>> start Dataset content
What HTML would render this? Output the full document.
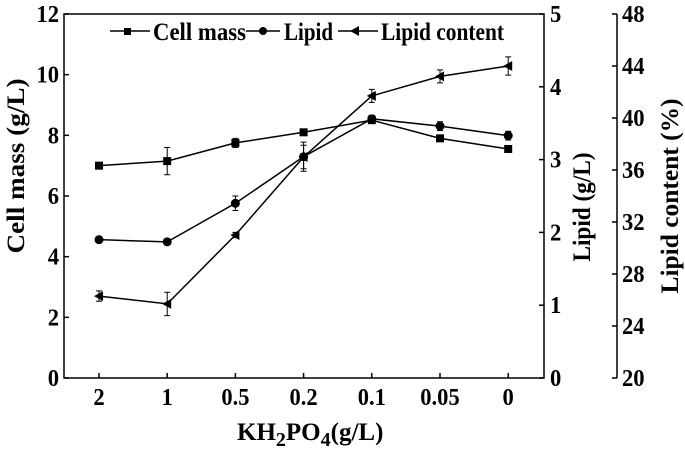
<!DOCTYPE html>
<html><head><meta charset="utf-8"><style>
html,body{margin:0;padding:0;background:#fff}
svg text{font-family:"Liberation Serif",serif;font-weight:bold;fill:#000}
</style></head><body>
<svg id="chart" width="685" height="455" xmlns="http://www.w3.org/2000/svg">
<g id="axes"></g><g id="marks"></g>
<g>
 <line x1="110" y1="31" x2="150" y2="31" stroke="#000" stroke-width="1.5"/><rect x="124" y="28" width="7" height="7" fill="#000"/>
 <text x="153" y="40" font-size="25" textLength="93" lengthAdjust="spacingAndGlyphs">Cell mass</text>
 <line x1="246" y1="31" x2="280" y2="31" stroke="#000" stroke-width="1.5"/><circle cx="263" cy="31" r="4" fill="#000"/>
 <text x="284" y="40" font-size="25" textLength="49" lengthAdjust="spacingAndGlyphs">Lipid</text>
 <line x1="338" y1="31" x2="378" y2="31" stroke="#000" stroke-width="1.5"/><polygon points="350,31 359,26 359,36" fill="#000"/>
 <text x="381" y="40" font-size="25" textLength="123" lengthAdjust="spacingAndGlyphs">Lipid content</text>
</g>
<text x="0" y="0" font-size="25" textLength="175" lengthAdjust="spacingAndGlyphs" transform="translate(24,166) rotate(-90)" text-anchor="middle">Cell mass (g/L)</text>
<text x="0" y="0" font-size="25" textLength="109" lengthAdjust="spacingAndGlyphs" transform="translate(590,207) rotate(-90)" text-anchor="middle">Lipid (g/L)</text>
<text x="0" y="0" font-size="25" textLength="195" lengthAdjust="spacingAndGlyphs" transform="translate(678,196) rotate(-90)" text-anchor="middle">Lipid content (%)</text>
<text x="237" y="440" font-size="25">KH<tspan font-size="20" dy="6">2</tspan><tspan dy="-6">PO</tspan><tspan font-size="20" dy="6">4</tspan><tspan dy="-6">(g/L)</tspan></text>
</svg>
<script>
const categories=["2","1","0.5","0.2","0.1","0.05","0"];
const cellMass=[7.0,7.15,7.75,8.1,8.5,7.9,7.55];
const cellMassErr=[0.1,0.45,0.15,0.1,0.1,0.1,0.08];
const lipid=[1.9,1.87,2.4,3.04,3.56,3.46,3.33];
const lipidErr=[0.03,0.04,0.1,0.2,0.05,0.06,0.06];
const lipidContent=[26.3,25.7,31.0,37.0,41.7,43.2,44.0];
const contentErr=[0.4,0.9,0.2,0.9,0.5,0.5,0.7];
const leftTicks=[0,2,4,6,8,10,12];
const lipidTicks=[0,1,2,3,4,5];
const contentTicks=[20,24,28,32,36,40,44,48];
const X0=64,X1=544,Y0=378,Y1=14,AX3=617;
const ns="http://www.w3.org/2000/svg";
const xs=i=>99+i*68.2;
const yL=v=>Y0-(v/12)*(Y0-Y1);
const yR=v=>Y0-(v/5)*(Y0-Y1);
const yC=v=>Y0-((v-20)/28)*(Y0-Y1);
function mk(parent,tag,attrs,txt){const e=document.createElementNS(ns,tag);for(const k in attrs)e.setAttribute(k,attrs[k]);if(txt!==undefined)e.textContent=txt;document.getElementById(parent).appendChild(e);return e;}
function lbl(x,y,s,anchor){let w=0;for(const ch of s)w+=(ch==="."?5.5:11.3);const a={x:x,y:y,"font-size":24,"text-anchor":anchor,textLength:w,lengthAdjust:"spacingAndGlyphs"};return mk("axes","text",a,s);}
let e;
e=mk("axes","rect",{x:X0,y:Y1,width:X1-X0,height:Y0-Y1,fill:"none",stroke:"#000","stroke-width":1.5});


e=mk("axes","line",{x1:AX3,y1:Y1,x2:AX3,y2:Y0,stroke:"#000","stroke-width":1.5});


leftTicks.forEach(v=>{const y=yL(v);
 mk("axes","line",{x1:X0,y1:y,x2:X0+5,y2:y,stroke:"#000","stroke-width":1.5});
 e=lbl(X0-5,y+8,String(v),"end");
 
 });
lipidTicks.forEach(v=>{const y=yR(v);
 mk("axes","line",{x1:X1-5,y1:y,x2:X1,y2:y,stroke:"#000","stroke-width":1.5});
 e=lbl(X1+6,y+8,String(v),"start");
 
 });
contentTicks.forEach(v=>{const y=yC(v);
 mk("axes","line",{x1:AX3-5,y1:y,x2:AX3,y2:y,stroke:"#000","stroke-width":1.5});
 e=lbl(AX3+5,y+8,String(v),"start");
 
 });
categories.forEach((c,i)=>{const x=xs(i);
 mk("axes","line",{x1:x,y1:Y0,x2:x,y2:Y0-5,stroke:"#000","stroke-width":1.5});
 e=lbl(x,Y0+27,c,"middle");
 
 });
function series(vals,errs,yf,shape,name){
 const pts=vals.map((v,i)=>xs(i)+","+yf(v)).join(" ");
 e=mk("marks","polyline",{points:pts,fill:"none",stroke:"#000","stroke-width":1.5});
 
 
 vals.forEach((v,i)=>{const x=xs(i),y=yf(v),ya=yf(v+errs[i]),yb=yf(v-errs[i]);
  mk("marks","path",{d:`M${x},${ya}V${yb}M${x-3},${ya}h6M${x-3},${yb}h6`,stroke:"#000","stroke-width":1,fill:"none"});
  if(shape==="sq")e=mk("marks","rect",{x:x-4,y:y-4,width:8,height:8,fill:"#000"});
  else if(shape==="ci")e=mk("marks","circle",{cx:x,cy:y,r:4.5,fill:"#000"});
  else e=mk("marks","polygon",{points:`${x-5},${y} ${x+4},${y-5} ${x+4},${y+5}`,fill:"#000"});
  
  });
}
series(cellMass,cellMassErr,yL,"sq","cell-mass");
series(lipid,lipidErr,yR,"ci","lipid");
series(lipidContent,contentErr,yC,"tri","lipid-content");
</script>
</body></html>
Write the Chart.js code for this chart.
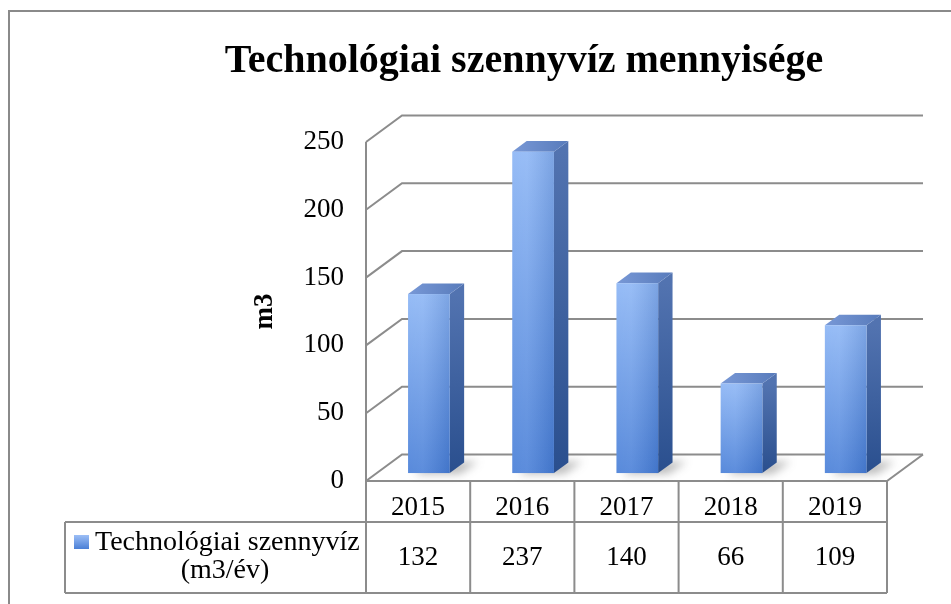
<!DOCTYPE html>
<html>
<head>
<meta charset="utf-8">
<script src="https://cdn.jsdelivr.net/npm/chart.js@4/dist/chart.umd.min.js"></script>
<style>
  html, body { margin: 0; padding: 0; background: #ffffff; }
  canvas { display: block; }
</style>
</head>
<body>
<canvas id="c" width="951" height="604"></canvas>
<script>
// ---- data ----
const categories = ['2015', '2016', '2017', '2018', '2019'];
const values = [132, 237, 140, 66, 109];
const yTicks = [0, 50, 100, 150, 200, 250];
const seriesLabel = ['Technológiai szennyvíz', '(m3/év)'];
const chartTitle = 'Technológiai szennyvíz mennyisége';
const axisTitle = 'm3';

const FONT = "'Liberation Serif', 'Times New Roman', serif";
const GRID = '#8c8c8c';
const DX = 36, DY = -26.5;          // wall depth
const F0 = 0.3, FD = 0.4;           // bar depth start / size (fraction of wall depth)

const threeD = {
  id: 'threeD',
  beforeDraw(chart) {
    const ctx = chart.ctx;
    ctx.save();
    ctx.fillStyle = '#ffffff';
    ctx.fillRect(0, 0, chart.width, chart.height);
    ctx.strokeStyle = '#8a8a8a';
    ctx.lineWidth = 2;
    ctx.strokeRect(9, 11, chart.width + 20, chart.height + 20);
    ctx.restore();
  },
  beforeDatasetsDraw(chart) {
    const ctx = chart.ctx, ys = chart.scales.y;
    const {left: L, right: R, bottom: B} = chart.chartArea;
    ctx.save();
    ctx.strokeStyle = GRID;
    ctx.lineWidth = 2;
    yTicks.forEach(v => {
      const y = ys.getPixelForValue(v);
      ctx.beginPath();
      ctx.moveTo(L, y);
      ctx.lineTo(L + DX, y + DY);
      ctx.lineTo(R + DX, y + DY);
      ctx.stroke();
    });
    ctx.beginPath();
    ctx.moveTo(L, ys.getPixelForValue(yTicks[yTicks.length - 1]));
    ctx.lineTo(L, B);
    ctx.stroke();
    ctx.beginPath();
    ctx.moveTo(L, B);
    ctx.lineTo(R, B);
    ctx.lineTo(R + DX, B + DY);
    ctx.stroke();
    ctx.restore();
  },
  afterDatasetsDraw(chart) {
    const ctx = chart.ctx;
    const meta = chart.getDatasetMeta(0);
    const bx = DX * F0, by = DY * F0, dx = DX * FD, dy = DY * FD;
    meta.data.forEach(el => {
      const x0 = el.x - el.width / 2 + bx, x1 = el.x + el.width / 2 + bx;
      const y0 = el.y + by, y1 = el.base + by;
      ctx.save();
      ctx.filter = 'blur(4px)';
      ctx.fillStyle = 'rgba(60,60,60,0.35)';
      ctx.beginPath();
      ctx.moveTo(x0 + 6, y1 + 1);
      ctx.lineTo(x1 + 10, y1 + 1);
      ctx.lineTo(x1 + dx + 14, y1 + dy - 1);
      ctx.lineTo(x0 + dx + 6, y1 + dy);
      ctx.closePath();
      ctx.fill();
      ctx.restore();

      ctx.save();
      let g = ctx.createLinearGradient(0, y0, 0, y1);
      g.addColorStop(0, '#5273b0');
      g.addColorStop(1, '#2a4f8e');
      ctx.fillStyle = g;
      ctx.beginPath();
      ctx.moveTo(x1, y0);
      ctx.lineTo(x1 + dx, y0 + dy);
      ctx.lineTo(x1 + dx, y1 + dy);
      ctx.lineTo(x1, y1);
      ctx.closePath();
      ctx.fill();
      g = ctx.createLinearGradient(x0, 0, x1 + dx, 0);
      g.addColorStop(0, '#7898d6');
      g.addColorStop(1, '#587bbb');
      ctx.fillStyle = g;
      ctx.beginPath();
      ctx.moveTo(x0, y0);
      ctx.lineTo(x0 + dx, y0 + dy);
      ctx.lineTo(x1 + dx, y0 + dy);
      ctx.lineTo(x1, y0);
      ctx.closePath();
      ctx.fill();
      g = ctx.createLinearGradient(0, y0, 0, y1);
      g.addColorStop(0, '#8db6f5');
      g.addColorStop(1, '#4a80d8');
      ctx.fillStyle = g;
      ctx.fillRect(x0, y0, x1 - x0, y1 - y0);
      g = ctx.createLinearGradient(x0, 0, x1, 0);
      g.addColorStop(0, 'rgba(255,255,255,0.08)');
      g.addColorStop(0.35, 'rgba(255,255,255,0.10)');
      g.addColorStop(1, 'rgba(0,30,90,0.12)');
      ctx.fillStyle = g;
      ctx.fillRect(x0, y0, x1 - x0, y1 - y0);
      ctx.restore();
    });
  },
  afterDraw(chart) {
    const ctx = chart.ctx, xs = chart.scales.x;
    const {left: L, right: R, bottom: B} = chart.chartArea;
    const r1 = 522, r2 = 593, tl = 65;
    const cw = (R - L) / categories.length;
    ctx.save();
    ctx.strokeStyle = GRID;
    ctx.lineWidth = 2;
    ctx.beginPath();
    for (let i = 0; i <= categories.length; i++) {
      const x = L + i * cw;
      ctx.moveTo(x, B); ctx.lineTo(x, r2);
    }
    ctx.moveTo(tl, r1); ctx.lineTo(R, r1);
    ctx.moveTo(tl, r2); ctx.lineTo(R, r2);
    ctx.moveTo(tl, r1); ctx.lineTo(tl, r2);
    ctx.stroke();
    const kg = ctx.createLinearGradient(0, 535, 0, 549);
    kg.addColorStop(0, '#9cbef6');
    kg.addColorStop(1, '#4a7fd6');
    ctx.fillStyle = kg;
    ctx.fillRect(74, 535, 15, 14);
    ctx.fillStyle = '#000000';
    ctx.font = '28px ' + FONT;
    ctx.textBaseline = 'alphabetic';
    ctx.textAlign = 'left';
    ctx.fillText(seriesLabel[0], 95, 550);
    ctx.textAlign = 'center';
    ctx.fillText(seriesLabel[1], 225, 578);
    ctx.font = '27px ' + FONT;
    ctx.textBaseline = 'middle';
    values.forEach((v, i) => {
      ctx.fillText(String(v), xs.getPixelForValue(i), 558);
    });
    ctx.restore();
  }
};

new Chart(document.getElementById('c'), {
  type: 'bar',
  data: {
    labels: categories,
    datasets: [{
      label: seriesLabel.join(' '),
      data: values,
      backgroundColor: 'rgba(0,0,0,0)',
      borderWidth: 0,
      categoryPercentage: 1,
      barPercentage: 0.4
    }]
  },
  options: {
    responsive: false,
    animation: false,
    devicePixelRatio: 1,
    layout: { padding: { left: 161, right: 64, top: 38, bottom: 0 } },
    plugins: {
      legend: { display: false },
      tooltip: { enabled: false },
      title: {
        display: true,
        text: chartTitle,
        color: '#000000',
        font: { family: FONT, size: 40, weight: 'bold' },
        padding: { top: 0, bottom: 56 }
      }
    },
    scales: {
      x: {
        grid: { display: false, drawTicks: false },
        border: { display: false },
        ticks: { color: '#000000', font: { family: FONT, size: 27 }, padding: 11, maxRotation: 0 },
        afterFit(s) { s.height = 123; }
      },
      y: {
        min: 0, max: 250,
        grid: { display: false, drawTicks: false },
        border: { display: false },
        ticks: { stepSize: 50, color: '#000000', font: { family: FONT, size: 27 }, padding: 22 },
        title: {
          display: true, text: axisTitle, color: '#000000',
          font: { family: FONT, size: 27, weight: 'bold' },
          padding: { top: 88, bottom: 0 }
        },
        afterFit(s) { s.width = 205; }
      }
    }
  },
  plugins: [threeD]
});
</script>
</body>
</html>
>> end Dataset content
**Short exercise**
Report only how many lines in the listing contain the string "this".

**Complete answer**
2